# AIM OF THE TASK:
Repeat the whole listing exactly.
— START OF DATA BLOCK —
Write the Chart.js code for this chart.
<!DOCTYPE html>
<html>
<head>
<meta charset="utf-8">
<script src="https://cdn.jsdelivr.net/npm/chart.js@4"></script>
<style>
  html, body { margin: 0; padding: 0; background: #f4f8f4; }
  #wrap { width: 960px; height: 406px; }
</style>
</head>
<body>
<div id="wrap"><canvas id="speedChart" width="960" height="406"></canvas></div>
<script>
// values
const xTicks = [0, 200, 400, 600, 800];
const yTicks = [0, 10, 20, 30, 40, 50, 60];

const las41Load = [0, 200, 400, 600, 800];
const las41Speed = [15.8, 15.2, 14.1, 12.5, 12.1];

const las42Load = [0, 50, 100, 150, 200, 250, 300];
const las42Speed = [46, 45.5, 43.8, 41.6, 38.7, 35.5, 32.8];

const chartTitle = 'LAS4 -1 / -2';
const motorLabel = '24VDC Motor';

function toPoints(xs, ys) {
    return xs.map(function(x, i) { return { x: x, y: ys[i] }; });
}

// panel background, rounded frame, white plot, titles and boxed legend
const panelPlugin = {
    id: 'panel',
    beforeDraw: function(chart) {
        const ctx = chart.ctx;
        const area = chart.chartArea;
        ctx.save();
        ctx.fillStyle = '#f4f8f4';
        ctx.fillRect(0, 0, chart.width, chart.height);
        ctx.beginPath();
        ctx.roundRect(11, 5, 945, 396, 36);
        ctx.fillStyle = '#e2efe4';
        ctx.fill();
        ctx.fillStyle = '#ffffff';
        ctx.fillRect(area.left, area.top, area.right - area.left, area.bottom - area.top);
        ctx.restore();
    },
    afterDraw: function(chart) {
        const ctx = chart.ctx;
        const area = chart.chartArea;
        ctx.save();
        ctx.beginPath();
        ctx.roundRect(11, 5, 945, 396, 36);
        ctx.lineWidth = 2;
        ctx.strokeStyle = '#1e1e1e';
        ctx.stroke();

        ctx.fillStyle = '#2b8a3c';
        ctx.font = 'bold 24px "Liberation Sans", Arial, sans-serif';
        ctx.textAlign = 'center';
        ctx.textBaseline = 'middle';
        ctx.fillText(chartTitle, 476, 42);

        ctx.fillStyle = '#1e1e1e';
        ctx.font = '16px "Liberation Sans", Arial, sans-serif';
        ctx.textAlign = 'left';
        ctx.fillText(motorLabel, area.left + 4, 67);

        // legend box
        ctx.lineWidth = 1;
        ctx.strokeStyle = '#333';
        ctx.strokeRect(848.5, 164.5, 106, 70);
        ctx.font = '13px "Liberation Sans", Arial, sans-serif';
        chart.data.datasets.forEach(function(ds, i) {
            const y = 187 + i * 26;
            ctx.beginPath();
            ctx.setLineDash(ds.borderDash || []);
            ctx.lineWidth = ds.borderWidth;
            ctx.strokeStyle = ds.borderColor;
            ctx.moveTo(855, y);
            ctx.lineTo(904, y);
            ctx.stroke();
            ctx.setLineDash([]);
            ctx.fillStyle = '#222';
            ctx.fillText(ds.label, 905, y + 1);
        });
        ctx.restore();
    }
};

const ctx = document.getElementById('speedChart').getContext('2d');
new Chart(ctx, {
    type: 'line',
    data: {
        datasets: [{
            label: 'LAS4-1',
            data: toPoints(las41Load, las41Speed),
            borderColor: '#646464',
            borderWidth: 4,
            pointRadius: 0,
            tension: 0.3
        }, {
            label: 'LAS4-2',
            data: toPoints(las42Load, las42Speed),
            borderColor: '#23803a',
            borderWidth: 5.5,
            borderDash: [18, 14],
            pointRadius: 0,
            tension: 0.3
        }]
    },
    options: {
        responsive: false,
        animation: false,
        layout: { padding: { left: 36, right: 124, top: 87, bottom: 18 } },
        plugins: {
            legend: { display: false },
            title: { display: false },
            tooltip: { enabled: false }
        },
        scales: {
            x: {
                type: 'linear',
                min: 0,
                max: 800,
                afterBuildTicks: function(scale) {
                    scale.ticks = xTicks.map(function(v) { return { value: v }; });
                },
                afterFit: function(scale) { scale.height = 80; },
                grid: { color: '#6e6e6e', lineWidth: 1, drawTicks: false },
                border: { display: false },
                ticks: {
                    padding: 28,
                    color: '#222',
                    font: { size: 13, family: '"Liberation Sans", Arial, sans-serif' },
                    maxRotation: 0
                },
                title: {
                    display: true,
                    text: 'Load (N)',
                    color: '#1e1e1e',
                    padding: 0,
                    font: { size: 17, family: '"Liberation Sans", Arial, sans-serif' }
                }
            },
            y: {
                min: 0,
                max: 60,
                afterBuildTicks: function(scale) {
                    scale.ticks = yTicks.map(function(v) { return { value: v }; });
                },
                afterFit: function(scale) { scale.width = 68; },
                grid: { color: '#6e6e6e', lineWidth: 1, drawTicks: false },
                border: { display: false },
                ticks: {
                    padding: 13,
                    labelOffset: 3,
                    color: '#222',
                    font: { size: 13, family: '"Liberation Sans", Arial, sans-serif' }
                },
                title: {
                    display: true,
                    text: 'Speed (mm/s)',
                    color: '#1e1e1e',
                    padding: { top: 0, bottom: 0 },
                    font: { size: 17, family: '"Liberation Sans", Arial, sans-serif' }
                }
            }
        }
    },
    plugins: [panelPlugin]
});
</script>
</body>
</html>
— END OF DATA BLOCK —
# SOLUTION TO THIS EXERCISE:
Write the Chart.js code for this chart.
<!DOCTYPE html>
<html>
<head>
<meta charset="utf-8">
<script src="https://cdn.jsdelivr.net/npm/chart.js@4"></script>
<style>
  html, body { margin: 0; padding: 0; background: #f4f8f4; }
  #wrap { width: 960px; height: 406px; }
</style>
</head>
<body>
<div id="wrap"><canvas id="speedChart" width="960" height="406"></canvas></div>
<script>
// values
const xTicks = [0, 200, 400, 600, 800];
const yTicks = [0, 10, 20, 30, 40, 50, 60];

const las41Load = [0, 200, 400, 600, 800];
const las41Speed = [15.8, 15.2, 14.1, 12.5, 12.1];

const las42Load = [0, 50, 100, 150, 200, 250, 300];
const las42Speed = [46, 45.5, 43.8, 41.6, 38.7, 35.5, 32.8];

const chartTitle = 'LAS4 -1 / -2';
const motorLabel = '24VDC Motor';

function toPoints(xs, ys) {
    return xs.map(function(x, i) { return { x: x, y: ys[i] }; });
}

// panel background, rounded frame, white plot, titles and boxed legend
const panelPlugin = {
    id: 'panel',
    beforeDraw: function(chart) {
        const ctx = chart.ctx;
        const area = chart.chartArea;
        ctx.save();
        ctx.fillStyle = '#f4f8f4';
        ctx.fillRect(0, 0, chart.width, chart.height);
        ctx.beginPath();
        ctx.roundRect(11, 5, 945, 396, 36);
        ctx.fillStyle = '#e2efe4';
        ctx.fill();
        ctx.fillStyle = '#ffffff';
        ctx.fillRect(area.left, area.top, area.right - area.left, area.bottom - area.top);
        ctx.restore();
    },
    afterDraw: function(chart) {
        const ctx = chart.ctx;
        const area = chart.chartArea;
        ctx.save();
        ctx.beginPath();
        ctx.roundRect(11, 5, 945, 396, 36);
        ctx.lineWidth = 2;
        ctx.strokeStyle = '#1e1e1e';
        ctx.stroke();

        ctx.fillStyle = '#2b8a3c';
        ctx.font = 'bold 24px "Liberation Sans", Arial, sans-serif';
        ctx.textAlign = 'center';
        ctx.textBaseline = 'middle';
        ctx.fillText(chartTitle, 476, 42);

        ctx.fillStyle = '#1e1e1e';
        ctx.font = '16px "Liberation Sans", Arial, sans-serif';
        ctx.textAlign = 'left';
        ctx.fillText(motorLabel, area.left + 4, 67);

        // legend box
        ctx.lineWidth = 1;
        ctx.strokeStyle = '#333';
        ctx.strokeRect(848.5, 164.5, 106, 70);
        ctx.font = '13px "Liberation Sans", Arial, sans-serif';
        chart.data.datasets.forEach(function(ds, i) {
            const y = 187 + i * 26;
            ctx.beginPath();
            ctx.setLineDash(ds.borderDash || []);
            ctx.lineWidth = ds.borderWidth;
            ctx.strokeStyle = ds.borderColor;
            ctx.moveTo(855, y);
            ctx.lineTo(904, y);
            ctx.stroke();
            ctx.setLineDash([]);
            ctx.fillStyle = '#222';
            ctx.fillText(ds.label, 905, y + 1);
        });
        ctx.restore();
    }
};

const ctx = document.getElementById('speedChart').getContext('2d');
new Chart(ctx, {
    type: 'line',
    data: {
        datasets: [{
            label: 'LAS4-1',
            data: toPoints(las41Load, las41Speed),
            borderColor: '#646464',
            borderWidth: 4,
            pointRadius: 0,
            tension: 0.3
        }, {
            label: 'LAS4-2',
            data: toPoints(las42Load, las42Speed),
            borderColor: '#23803a',
            borderWidth: 5.5,
            borderDash: [18, 14],
            pointRadius: 0,
            tension: 0.3
        }]
    },
    options: {
        responsive: false,
        animation: false,
        layout: { padding: { left: 36, right: 124, top: 87, bottom: 18 } },
        plugins: {
            legend: { display: false },
            title: { display: false },
            tooltip: { enabled: false }
        },
        scales: {
            x: {
                type: 'linear',
                min: 0,
                max: 800,
                afterBuildTicks: function(scale) {
                    scale.ticks = xTicks.map(function(v) { return { value: v }; });
                },
                afterFit: function(scale) { scale.height = 80; },
                grid: { color: '#6e6e6e', lineWidth: 1, drawTicks: false },
                border: { display: false },
                ticks: {
                    padding: 28,
                    color: '#222',
                    font: { size: 13, family: '"Liberation Sans", Arial, sans-serif' },
                    maxRotation: 0
                },
                title: {
                    display: true,
                    text: 'Load (N)',
                    color: '#1e1e1e',
                    padding: 0,
                    font: { size: 17, family: '"Liberation Sans", Arial, sans-serif' }
                }
            },
            y: {
                min: 0,
                max: 60,
                afterBuildTicks: function(scale) {
                    scale.ticks = yTicks.map(function(v) { return { value: v }; });
                },
                afterFit: function(scale) { scale.width = 68; },
                grid: { color: '#6e6e6e', lineWidth: 1, drawTicks: false },
                border: { display: false },
                ticks: {
                    padding: 13,
                    labelOffset: 3,
                    color: '#222',
                    font: { size: 13, family: '"Liberation Sans", Arial, sans-serif' }
                },
                title: {
                    display: true,
                    text: 'Speed (mm/s)',
                    color: '#1e1e1e',
                    padding: { top: 0, bottom: 0 },
                    font: { size: 17, family: '"Liberation Sans", Arial, sans-serif' }
                }
            }
        }
    },
    plugins: [panelPlugin]
});
</script>
</body>
</html>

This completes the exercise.